# EGGS!!!!! HELp



## dks1995 (Dec 18, 2015)

Just now my 4inch Blue Acara laid eggs.:-D:-D 
But I think the other one is also a female as it has a small tube in its lower body . 
How do i know if the other one is a Male or a Female..:| and should i buy other blue Acara so that I can get a male..


----------



## dks1995 (Dec 18, 2015)

*Help!!!!! Fish laid eggs*

Just now my 4inch Blue Acara laid eggs. :-D:-D
But I think the other one is also a female as it has a small tube in its lower body . 
How do i know if the other one is a Male or a Female.. and should i buy other blue Acara so that I can get a male..
:-?:-?:fish in the third pic is the other blue Acara


----------



## Rocky Conner (Jan 27, 2016)

From everything I've read about blue acaras, they're a little harder to sex than other cichlids.
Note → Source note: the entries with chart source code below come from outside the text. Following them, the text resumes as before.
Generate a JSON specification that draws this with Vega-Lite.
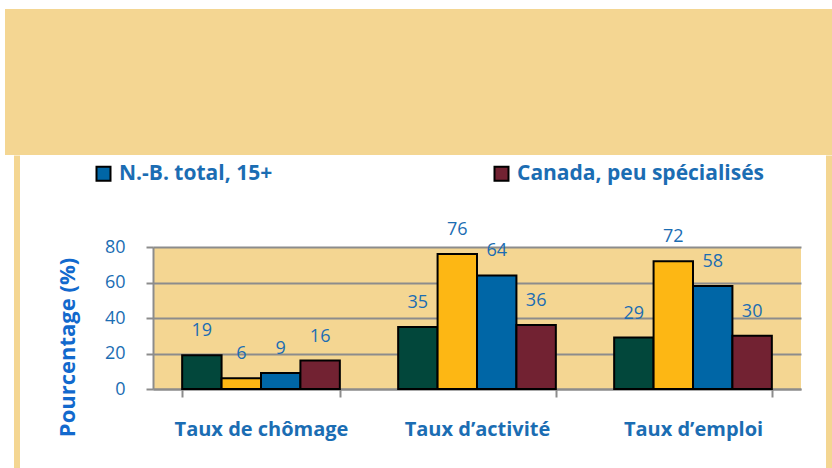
{
  "$schema": "https://vega.github.io/schema/vega-lite/v6.json",
  "background": "white",
  "padding": {"left": 5, "top": 9, "right": 0, "bottom": 0},
  "spacing": 0,
  "config": {"view": {"stroke": null}, "concat": {"spacing": 0}},
  "resolve": {"scale": {"color": "independent"}, "legend": {"color": "independent"}},
  "datasets": {
    "taux": [
      {"indicateur": "Taux de chômage", "serie": "N.-B., peu spécialisés", "valeur": 19},
      {"indicateur": "Taux de chômage", "serie": "N.-B., hautement spécialisés", "valeur": 6},
      {"indicateur": "Taux de chômage", "serie": "N.-B. total, 15+", "valeur": 9},
      {"indicateur": "Taux de chômage", "serie": "Canada, peu spécialisés", "valeur": 16},
      {"indicateur": "Taux d’activité", "serie": "N.-B., peu spécialisés", "valeur": 35},
      {"indicateur": "Taux d’activité", "serie": "N.-B., hautement spécialisés", "valeur": 76},
      {"indicateur": "Taux d’activité", "serie": "N.-B. total, 15+", "valeur": 64},
      {"indicateur": "Taux d’activité", "serie": "Canada, peu spécialisés", "valeur": 36},
      {"indicateur": "Taux d’emploi", "serie": "N.-B., peu spécialisés", "valeur": 29},
      {"indicateur": "Taux d’emploi", "serie": "N.-B., hautement spécialisés", "valeur": 72},
      {"indicateur": "Taux d’emploi", "serie": "N.-B. total, 15+", "valeur": 58},
      {"indicateur": "Taux d’emploi", "serie": "Canada, peu spécialisés", "valeur": 30}
    ],
    "vide": []
  },
  "vconcat": [
    {
      "width": 827,
      "height": 146,
      "data": {"name": "vide"},
      "mark": "rect",
      "view": {"fill": "#F4D692", "stroke": null}
    },
    {
      "columns": 6,
      "align": "none",
      "spacing": 0,
      "resolve": {"scale": {"color": "independent"}, "legend": {"color": "independent"}},
      "concat": [
        {"width": 9, "height": 320, "data": {"name": "vide"}, "mark": "rect", "view": {"stroke": null}},
        {
          "width": 6,
          "height": 320,
          "data": {"name": "vide"},
          "mark": "point",
          "view": {"fill": "#F4D692", "stroke": null},
          "encoding": {
            "x": {
              "field": "a",
              "type": "quantitative",
              "scale": {"domain": [0, 6], "nice": false},
              "axis": {"orient": "top", "values": [0.5, 1.5, 2.5, 3.5, 4.5, 5.5], "labels": false, "domain": false, "grid": false, "title": null, "tickSize": 91.5, "tickWidth": 1, "tickRound": false, "translate": 0, "tickColor": "#F4D692"}
            }
          }
        },
        {"width": 36, "height": 320, "data": {"name": "vide"}, "mark": "rect", "view": {"stroke": null}},
        {
          "width": 648,
          "height": 142,
          "data": {"name": "taux"},
          "view": {"fill": "#F4D692", "stroke": null},
          "encoding": {
            "x": {
              "field": "indicateur",
              "type": "nominal",
              "sort": ["Taux de chômage", "Taux d’activité", "Taux d’emploi"],
              "scale": {"paddingInner": 0.27, "paddingOuter": 0.135},
              "axis": {
                "title": null,
                "labelAngle": 0,
                "tickBand": "extent",
                "domainColor": "#8C8C8C",
                "domainWidth": 2,
                "tickColor": "#8C8C8C",
                "tickWidth": 2,
                "tickSize": 8,
                "labelFont": "Open Sans",
                "labelFontSize": 20,
                "labelFontWeight": "bold",
                "labelColor": "#1B6DB3",
                "labelPadding": 22
              }
            },
            "xOffset": {
              "field": "serie",
              "type": "nominal",
              "sort": ["N.-B., peu spécialisés", "N.-B., hautement spécialisés", "N.-B. total, 15+", "Canada, peu spécialisés"],
              "scale": {"paddingInner": 0, "paddingOuter": 0}
            },
            "y": {
              "field": "valeur",
              "type": "quantitative",
              "scale": {"domain": [0, 80]},
              "axis": {
                "values": [0, 20, 40, 60, 80],
                "gridColor": "#8C8C8C",
                "gridWidth": 2,
                "domainColor": "#8C8C8C",
                "domainWidth": 2,
                "tickColor": "#8C8C8C",
                "tickWidth": 2,
                "tickSize": 7,
                "labelPadding": 21,
                "labelFont": "Open Sans",
                "labelFontSize": 18,
                "labelColor": "#1B6DB3",
                "title": "Pourcentage (%)",
                "titleFont": "Open Sans",
                "titleFontSize": 22,
                "titleFontWeight": "bold",
                "titleColor": "#1269CD",
                "titlePadding": 25,
                "titleY": 100
              }
            }
          },
          "layer": [
            {
              "mark": {"type": "bar", "stroke": "black", "strokeWidth": 2},
              "encoding": {
                "color": {
                  "field": "serie",
                  "type": "nominal",
                  "scale": {
                    "domain": ["N.-B., peu spécialisés", "N.-B., hautement spécialisés", "N.-B. total, 15+", "Canada, peu spécialisés"],
                    "range": ["#02473B", "#FDB714", "#0066A6", "#722232"]
                  },
                  "legend": {
                    "values": ["N.-B. total, 15+", "Canada, peu spécialisés"],
                    "title": null,
                    "orient": "none",
                    "legendX": -68,
                    "legendY": -92,
                    "direction": "horizontal",
                    "columns": 2,
                    "columnPadding": 217,
                    "padding": 8,
                    "labelFont": "Open Sans",
                    "labelFontSize": 21,
                    "labelFontWeight": "bold",
                    "labelColor": "#1B6DB3",
                    "labelOffset": 5,
                    "labelLimit": 400,
                    "symbolType": "square",
                    "symbolSize": 196,
                    "symbolStrokeColor": "black",
                    "symbolStrokeWidth": 2
                  }
                }
              }
            },
            {
              "mark": {"type": "text", "dy": -24, "baseline": "middle", "font": "Open Sans", "fontSize": 18, "color": "#1B6DB3"},
              "encoding": {"text": {"field": "valeur", "type": "quantitative"}}
            }
          ]
        },
        {"width": 25, "height": 320, "data": {"name": "vide"}, "mark": "rect", "view": {"stroke": null}},
        {
          "width": 9,
          "height": 320,
          "data": {"name": "vide"},
          "mark": "point",
          "view": {"fill": "#F4D692", "stroke": null},
          "encoding": {
            "x": {
              "field": "a",
              "type": "quantitative",
              "scale": {"domain": [0, 9], "nice": false},
              "axis": {"orient": "top", "values": [0.5, 1.5, 2.5, 3.5, 4.5, 5.5, 6.5, 7.5, 8.5], "labels": false, "domain": false, "grid": false, "title": null, "tickSize": 91.5, "tickWidth": 1, "tickRound": false, "translate": 0, "tickColor": "#F4D692"}
            }
          }
        }
      ]
    }
  ]
}
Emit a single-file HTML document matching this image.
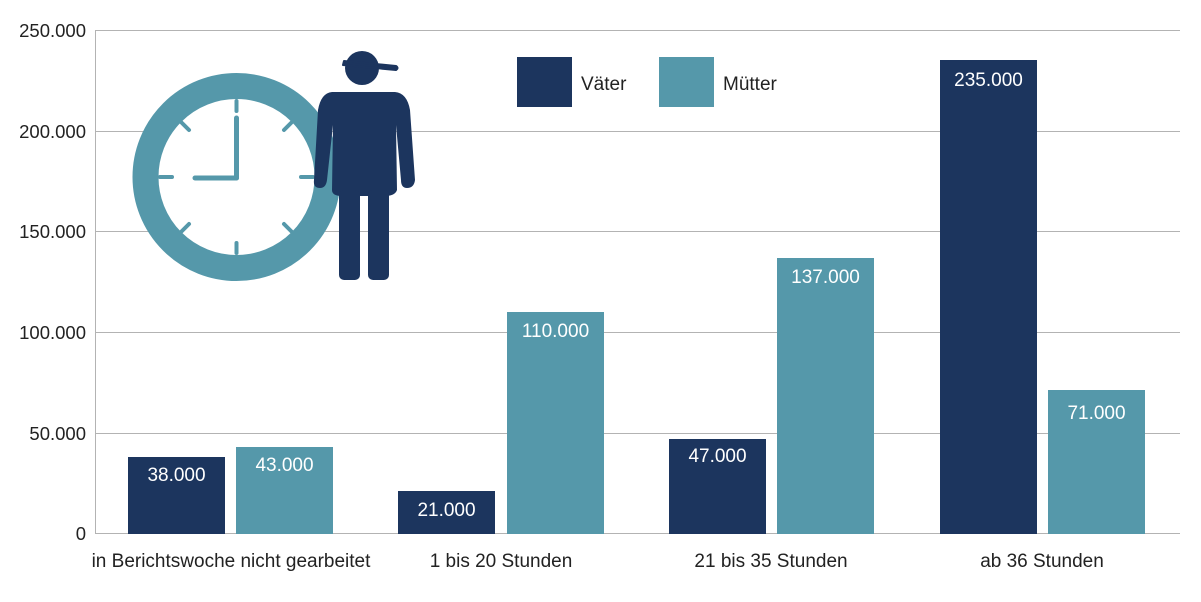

But this is the main factors I was told to look for. In females, they are generally 'duller' than the males, with less blue, and their vertical stripes are more prominent. So if one of your guys is brighter than the other, you may be in luck.

As far as the eggs go, I can only speak from my experience with Red devils, angel fish, and jack dempsys. Mostly red devils. Even without a male present, our RD would lay eggs about once a month, and then eat them as they 'died' from being unfertilized. We never did get her to breed, even though she was an amazing specimen of a fish, because she'd kill anything we put in the tank (Including our hands). From my experience, and everything I've read on these forums, you'd probably be doing fine just letting nature take it's course. 

One thing is certain though. If you have a female Cichlid laying in your tank... it means you have happy fish, and you should be proud of that. If you want to do something different, like breeding her or something along those lines, I'd be happy to help the best I can.


----------



## dks1995 (Dec 18, 2015)

Check my other thread, I have shared the picture in the freshwater section


----------



## Rocky Conner (Jan 27, 2016)

Well these fish look like blue acara, and to make sure I'm not crazy, I checked your first batch of pictures out - they don't even look like the same pair of fish. One had a dark stripe down it's side, and the one that didn't have it had a very round tail and blue striped bearding. :/ I couldn't be more confused right now.


----------



## dks1995 (Dec 18, 2015)

OH GOD!!!! I am becoming mad hahahahhaa
The striped one I think is in the second picture( one who laid eggs) .The stripe is on the other side 
Can you tell if the third one is male or female and believe me its the same batch that you saw earlier lOL


----------



## Warhawk (Feb 23, 2014)

If the eggs turn a white or milky color after 12-24 hours they are not any good. Most cichlids will eat them if that happens. But if they stay clear good sign they will be find and you can be sure you have a male. I know that isn't a good answer on the male to female question but I can't tell them apart most of the time.


----------



## dks1995 (Dec 18, 2015)

I think they are turning milky and I assume they are not pairs as they are continuously chasing each other off. The fish that laid eggs is driving off the other blue acara, i don't think this would have happened if they were pairs.


----------



## Warhawk (Feb 23, 2014)

dks1995 said:


> I think they are turning milky and I assume they are not pairs as they are continuously chasing each other off.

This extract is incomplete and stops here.